Apples delivered with a side of biodiversity
10 August 2017
Most people might assume organic growing methods are better for biodiversity, but a new study by Plant & Food Research scientists shows a different approach can work just as well.
Dr Louise Malone led a Plant & Food Research study comparing the biodiversity of modern, best-practice commercial apple orchards with organic orchards.
“The results were good – surprisingly good,” she says. The survey of plants and 210,000 insects caught in traps in 15 Hawke’s Bay orchards found orchards managed using the Integrated Fruit Production system, or IFP, had similar or even slightly better biodiversity index scores than the organic orchards.
Libby Burgess, one of the study authors, says international markets are increasingly interested in the ecological impact of food production.
“They want to know how we grow crops, as well as what we produce,” she says.

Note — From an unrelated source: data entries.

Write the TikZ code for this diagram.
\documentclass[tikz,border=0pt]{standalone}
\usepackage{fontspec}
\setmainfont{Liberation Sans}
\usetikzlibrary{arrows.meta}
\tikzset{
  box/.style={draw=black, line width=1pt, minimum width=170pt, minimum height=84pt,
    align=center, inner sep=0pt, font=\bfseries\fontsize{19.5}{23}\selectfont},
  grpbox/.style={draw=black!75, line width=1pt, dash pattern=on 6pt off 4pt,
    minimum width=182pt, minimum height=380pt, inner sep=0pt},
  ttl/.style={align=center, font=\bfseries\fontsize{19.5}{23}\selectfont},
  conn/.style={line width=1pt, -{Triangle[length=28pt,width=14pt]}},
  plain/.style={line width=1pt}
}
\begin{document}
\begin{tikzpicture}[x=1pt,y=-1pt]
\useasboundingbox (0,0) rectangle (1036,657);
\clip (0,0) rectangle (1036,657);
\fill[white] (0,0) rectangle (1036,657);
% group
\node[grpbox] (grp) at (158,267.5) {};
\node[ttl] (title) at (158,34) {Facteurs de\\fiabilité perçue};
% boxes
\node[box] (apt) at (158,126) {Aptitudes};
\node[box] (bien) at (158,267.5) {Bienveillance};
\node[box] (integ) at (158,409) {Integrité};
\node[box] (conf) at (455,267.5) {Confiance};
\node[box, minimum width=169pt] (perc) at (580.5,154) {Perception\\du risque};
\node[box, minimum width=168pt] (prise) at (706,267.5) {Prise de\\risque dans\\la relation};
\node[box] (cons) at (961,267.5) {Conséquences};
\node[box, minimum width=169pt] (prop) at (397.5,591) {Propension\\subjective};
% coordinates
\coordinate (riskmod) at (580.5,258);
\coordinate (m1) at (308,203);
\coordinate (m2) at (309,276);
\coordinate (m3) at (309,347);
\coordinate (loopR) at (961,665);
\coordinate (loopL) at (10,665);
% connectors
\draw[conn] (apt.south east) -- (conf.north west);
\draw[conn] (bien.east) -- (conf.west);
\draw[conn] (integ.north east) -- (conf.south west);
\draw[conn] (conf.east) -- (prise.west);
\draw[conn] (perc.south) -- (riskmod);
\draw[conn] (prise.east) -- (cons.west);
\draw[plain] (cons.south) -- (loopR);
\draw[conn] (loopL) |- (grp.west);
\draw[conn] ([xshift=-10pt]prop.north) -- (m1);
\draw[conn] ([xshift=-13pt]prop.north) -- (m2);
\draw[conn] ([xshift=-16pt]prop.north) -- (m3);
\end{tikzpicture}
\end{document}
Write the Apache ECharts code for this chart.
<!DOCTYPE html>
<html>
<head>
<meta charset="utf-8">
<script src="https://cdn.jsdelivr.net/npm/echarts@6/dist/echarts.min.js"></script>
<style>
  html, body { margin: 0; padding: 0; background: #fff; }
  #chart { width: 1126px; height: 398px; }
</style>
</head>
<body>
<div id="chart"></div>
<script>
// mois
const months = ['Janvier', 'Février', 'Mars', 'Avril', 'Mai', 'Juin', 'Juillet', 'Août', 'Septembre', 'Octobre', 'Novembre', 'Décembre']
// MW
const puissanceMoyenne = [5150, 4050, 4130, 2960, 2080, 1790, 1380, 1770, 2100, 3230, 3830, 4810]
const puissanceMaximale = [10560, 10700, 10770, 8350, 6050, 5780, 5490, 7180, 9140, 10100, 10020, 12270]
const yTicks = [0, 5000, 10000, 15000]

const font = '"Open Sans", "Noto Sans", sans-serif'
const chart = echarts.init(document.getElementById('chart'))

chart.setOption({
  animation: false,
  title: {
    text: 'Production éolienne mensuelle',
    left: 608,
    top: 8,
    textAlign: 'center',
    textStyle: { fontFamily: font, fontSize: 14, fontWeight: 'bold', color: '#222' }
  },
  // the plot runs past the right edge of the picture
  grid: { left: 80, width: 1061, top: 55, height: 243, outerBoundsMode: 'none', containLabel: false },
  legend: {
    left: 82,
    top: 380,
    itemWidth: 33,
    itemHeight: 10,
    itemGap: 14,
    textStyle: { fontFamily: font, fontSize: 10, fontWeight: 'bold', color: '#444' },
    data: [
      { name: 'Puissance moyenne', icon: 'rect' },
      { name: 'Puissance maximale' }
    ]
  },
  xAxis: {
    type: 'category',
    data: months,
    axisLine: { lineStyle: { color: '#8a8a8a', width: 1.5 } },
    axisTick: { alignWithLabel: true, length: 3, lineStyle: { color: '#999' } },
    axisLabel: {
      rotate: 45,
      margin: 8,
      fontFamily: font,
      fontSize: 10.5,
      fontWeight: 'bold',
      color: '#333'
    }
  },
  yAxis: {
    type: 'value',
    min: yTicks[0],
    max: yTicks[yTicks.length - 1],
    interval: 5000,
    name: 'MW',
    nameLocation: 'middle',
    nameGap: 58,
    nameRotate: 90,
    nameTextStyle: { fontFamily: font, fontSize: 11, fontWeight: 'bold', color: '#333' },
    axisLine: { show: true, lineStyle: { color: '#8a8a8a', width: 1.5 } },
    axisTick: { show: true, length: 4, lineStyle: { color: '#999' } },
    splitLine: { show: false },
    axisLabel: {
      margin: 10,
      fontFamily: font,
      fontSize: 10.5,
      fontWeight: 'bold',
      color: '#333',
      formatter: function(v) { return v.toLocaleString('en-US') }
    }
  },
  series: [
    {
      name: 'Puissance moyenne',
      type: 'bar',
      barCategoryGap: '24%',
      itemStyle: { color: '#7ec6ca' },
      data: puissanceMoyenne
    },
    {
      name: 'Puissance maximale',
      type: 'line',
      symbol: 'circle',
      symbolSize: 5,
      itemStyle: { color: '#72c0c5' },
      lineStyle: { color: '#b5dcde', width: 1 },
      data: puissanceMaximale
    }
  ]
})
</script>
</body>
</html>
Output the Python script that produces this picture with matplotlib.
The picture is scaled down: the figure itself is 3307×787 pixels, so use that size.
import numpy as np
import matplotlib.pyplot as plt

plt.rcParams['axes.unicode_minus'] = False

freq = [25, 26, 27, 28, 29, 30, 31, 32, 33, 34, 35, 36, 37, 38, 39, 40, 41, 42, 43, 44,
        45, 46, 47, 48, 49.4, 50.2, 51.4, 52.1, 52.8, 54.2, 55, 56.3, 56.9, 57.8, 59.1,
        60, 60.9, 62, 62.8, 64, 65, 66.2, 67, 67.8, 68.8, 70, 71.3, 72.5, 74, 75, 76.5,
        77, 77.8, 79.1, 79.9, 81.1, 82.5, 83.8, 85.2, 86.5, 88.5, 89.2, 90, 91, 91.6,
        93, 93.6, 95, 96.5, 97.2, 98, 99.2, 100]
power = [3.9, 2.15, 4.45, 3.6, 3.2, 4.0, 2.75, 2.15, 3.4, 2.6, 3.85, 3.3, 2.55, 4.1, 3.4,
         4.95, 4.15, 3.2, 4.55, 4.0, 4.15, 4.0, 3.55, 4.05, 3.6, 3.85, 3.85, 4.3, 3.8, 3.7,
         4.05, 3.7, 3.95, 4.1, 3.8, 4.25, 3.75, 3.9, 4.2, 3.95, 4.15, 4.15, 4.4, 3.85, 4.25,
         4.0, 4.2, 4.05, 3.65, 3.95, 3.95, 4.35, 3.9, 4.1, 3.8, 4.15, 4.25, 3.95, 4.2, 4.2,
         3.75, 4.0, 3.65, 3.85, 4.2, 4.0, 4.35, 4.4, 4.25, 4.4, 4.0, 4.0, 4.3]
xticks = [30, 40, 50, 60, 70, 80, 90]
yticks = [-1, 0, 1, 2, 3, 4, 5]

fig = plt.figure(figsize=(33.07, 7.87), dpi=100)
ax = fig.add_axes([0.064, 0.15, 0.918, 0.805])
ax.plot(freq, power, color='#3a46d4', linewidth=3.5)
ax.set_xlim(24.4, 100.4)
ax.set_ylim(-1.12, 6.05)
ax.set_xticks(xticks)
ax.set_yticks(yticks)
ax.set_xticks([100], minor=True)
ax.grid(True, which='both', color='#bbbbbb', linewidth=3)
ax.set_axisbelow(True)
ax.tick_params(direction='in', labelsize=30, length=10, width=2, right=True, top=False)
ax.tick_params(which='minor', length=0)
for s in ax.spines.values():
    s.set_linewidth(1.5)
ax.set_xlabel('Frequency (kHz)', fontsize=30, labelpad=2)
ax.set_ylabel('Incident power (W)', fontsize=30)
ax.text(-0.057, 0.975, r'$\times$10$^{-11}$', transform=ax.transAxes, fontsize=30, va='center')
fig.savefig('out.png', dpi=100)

Working in partnership with grower organisation New Zealand Apples & Pears Inc., scientists and growers developed the IFP system specifically to find ways to control pests that would have the lowest impact on the environment. Once proven in trials it was rapidly adopted in commercial apple orchards in the late 1990s.
A range of practices, such as monitoring pest numbers with pheromone traps, minimised the use of chemicals. That made it possible to make the best use of what is now the main weapon against pest species: carefully-vetted introduced natural enemies, or biological control agents.
IFP is now a mature system so the Plant & Food Research team decided it was time to have another look at the impact it was having on plants and insects, and to compare IFP orchards’ biodiversity directly with organic orchards.
They found insect species sometimes differed between the IFP and organic orchards but every orchard had ample species to carry out ecological functions such as nutrient cycling and pest control.
Dr Malone says the outstanding feature in the results was that the traps collected around 10 times more Froggatt’s apple leafhoppers in organic orchards than in the IFP orchards. The sap-sucking leafhopper Edwardsiana froggatti is a serious pest, causing leaf damage and affecting bud and fruit development. Apart from this result, the survey showed undetectable differences in pests across orchard types.
“More importantly perhaps, there were no differences in the abundance and diversity of the key natural enemies that help to keep apple pests in check,” Dr Malone says. “This result shows IFP is protecting those beneficial species as intended.”
Ms Burgess says another key result satisfied another market priority.
“We were surprised and pleased to see that native or endemic species made up around 40% of the total in all orchard types,” she says. “That’s what overseas markets want to see - that biodiversity and especially local flora and fauna are protected - and that is what we’ve got.”
Dr Malone says the survey provides proof that IFP works.
“IFP works – and probably even better than we had hoped. The fauna in IFP orchards is just as rich as it is in organic orchards and that’s great news for the way we operate our orchards and for our brand overseas.”
New Zealand Apples & Pears technical manager Tim Herman is delighted to see the proof that biodiversity in IFP orchards is on a par with organic orchards.
“This data shows that what we are doing in IFP matches that in our organic production systems and helps us underline the environmental credentials of IFP in our export markets,” he says. “Export markets continue to challenge us to do better and minimise our environmental footprint. This demonstrates that we are meeting their expectations.”
The study is published in the journal Agriculture, Ecosystems & Environment.